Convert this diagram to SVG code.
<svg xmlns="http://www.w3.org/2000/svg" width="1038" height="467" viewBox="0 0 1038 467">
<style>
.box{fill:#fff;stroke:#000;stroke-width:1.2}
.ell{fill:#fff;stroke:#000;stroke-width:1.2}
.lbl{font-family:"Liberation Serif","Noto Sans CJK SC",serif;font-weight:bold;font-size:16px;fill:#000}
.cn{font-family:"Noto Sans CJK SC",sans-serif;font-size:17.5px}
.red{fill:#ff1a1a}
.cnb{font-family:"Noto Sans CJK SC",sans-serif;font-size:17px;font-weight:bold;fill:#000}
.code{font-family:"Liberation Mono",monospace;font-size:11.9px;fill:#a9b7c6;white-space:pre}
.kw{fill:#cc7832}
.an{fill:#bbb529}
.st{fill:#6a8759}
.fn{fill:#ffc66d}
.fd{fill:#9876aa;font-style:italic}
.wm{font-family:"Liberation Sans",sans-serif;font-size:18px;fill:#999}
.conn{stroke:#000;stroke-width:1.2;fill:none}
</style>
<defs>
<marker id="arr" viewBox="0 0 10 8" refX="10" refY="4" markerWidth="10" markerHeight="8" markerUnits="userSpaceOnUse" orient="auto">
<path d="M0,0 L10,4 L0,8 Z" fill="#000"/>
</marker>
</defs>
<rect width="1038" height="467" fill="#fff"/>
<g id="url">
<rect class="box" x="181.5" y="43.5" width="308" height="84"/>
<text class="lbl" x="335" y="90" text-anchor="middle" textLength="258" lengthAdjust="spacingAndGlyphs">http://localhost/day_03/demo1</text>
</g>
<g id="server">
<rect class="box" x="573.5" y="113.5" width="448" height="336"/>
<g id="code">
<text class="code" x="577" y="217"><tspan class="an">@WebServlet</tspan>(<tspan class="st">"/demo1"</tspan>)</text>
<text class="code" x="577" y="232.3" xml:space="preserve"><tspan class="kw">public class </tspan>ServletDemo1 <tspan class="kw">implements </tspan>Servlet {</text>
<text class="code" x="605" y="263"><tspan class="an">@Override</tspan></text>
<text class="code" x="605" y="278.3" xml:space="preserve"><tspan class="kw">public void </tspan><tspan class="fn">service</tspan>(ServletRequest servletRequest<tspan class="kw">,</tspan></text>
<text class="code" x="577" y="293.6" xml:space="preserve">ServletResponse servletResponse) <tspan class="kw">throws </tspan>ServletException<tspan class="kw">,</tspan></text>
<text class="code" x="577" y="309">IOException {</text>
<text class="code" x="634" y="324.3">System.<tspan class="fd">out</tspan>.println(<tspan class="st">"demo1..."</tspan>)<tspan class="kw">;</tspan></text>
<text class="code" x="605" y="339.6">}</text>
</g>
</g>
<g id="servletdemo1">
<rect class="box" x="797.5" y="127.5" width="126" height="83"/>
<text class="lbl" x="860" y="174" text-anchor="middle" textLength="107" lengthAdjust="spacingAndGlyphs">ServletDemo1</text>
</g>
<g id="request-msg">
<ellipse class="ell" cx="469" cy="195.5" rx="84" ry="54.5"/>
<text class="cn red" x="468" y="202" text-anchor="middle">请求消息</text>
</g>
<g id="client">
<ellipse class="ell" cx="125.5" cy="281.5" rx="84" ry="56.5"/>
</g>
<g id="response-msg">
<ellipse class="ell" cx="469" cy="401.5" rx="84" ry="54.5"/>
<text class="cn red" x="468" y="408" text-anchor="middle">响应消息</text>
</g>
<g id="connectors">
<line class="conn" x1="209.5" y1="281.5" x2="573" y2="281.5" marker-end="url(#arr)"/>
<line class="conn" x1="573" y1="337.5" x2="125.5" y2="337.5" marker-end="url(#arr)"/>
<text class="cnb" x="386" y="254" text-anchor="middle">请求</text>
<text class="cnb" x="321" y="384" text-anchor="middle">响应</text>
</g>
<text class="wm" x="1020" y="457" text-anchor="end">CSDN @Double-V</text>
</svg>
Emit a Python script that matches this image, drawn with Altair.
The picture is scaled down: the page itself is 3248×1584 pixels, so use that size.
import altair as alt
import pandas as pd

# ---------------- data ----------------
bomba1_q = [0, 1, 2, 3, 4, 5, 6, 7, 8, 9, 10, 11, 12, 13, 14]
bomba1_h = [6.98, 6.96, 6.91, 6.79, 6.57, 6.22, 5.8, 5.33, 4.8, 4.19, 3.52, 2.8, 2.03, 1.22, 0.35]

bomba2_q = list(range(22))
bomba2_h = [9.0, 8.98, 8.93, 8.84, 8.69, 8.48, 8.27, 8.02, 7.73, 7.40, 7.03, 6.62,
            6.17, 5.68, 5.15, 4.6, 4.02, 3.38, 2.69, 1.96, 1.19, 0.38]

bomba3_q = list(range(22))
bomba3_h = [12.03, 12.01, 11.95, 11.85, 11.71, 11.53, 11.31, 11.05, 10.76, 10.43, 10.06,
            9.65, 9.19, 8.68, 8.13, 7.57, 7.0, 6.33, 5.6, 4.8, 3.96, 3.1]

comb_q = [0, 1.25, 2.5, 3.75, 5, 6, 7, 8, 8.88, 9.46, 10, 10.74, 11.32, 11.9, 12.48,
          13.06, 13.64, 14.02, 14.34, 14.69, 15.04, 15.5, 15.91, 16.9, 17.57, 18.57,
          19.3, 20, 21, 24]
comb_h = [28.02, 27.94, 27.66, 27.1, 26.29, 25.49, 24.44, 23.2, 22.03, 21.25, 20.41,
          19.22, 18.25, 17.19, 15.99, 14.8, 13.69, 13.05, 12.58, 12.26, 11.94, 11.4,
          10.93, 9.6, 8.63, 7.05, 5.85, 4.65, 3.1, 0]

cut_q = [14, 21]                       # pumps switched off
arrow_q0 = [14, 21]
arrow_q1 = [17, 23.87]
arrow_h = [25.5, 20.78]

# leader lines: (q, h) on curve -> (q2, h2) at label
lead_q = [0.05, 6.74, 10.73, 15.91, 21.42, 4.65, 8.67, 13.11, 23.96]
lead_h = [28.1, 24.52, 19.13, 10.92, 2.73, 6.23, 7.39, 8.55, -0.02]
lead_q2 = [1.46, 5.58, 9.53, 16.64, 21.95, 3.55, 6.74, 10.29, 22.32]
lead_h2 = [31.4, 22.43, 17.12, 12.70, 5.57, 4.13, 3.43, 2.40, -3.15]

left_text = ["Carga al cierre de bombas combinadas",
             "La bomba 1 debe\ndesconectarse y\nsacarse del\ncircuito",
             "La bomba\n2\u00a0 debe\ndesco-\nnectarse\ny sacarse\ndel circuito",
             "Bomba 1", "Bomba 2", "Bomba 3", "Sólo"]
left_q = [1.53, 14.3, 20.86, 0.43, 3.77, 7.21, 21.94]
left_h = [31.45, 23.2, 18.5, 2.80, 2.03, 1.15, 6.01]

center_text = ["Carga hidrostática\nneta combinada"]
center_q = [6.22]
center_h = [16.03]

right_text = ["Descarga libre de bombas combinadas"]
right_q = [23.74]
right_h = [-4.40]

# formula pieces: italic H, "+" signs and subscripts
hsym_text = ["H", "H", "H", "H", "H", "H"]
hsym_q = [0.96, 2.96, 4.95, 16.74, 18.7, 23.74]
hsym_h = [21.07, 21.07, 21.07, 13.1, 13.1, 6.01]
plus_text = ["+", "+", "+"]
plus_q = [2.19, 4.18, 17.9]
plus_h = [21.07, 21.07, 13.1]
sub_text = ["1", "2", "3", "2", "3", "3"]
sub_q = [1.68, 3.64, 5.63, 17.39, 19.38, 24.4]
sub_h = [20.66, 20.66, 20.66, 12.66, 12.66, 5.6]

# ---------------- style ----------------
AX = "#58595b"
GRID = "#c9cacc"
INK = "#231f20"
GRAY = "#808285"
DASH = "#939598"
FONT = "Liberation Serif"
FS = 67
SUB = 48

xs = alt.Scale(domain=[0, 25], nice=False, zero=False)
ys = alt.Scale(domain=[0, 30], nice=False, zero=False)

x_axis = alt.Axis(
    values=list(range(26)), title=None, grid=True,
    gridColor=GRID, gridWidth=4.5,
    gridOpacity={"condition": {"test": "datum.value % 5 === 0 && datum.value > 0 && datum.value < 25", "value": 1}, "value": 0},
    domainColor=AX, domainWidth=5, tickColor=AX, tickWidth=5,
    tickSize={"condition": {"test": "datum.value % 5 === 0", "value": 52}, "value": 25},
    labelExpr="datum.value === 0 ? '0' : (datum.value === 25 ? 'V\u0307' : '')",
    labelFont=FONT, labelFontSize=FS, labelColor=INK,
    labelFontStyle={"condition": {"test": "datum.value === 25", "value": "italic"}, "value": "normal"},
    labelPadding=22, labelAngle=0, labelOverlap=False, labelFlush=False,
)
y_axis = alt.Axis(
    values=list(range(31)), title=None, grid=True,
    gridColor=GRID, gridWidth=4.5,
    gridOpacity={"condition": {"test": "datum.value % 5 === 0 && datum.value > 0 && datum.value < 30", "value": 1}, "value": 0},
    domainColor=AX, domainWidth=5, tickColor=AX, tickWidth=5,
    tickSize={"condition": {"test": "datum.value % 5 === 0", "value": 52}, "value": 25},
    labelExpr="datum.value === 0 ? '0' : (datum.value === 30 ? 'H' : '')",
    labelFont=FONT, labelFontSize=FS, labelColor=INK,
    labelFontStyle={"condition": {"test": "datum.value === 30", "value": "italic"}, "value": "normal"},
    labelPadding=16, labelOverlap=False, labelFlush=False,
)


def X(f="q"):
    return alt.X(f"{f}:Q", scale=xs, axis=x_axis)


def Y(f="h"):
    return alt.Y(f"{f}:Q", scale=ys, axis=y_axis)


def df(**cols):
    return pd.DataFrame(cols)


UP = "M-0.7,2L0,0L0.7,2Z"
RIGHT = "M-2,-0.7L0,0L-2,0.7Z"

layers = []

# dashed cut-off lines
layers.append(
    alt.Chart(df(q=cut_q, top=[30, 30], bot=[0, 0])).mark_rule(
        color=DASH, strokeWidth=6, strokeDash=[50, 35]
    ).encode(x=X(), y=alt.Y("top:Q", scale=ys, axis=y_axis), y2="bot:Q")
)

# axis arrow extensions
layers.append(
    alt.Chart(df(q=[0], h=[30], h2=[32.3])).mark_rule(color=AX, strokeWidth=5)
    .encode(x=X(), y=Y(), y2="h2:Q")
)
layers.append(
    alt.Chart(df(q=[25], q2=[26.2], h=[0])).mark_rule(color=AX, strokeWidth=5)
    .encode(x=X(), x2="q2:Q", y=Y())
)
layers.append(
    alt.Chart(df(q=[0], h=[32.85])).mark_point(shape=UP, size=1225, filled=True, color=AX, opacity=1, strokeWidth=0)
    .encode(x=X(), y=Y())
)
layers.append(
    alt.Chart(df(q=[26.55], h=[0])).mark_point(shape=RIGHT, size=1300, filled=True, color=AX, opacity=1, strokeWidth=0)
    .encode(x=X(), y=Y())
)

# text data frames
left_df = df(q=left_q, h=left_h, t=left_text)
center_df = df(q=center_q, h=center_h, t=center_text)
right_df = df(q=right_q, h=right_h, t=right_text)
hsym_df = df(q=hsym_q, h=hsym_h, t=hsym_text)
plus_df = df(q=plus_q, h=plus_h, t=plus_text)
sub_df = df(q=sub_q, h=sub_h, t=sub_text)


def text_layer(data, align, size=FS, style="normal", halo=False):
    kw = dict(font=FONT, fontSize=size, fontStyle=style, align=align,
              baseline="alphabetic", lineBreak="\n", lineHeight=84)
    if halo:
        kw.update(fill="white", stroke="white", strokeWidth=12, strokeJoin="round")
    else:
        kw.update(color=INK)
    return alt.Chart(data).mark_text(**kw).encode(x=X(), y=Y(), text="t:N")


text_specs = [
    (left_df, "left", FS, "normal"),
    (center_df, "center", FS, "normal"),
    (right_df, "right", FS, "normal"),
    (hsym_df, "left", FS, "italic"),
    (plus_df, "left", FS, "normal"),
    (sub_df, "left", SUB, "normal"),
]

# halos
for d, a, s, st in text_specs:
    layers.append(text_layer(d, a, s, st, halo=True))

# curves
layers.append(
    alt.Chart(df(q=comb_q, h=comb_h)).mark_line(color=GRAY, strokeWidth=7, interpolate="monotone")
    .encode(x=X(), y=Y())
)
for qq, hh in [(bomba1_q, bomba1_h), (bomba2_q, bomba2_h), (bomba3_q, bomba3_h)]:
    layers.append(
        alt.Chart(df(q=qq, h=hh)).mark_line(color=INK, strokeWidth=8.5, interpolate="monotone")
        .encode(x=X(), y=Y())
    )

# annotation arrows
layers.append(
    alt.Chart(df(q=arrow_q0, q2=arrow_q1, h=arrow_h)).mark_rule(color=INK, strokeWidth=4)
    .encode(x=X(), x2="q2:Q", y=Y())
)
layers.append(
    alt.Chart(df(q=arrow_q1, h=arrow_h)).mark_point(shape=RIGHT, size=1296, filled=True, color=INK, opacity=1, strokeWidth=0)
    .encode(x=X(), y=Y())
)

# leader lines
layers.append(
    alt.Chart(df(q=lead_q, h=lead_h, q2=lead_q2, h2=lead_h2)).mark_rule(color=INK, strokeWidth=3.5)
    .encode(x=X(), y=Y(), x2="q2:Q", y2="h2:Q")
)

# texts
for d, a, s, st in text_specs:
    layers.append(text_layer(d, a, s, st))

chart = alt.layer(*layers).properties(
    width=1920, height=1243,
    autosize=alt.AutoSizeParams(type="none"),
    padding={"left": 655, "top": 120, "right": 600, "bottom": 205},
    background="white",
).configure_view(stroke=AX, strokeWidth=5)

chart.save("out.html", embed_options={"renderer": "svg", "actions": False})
━━━━━━━━━━━━━━━━━━━━━━━━━━━━━━
◆ EXERCISE INSTRUCTIONS: Your task is to print the lines from the one containing "The picture is" through the one containing "9.65, 9.19, 8.68, 8.13, 7.57, 7.0, 6.33, 5.6, 4.8, 3.96, 3.1]", exactly and with nothing added.

◆ SOLUTION TO THE PROBLEM:
The picture is scaled down: the page itself is 3248×1584 pixels, so use that size.
import altair as alt
import pandas as pd

# ---------------- data ----------------
bomba1_q = [0, 1, 2, 3, 4, 5, 6, 7, 8, 9, 10, 11, 12, 13, 14]
bomba1_h = [6.98, 6.96, 6.91, 6.79, 6.57, 6.22, 5.8, 5.33, 4.8, 4.19, 3.52, 2.8, 2.03, 1.22, 0.35]

bomba2_q = list(range(22))
bomba2_h = [9.0, 8.98, 8.93, 8.84, 8.69, 8.48, 8.27, 8.02, 7.73, 7.40, 7.03, 6.62,
            6.17, 5.68, 5.15, 4.6, 4.02, 3.38, 2.69, 1.96, 1.19, 0.38]

bomba3_q = list(range(22))
bomba3_h = [12.03, 12.01, 11.95, 11.85, 11.71, 11.53, 11.31, 11.05, 10.76, 10.43, 10.06,
            9.65, 9.19, 8.68, 8.13, 7.57, 7.0, 6.33, 5.6, 4.8, 3.96, 3.1]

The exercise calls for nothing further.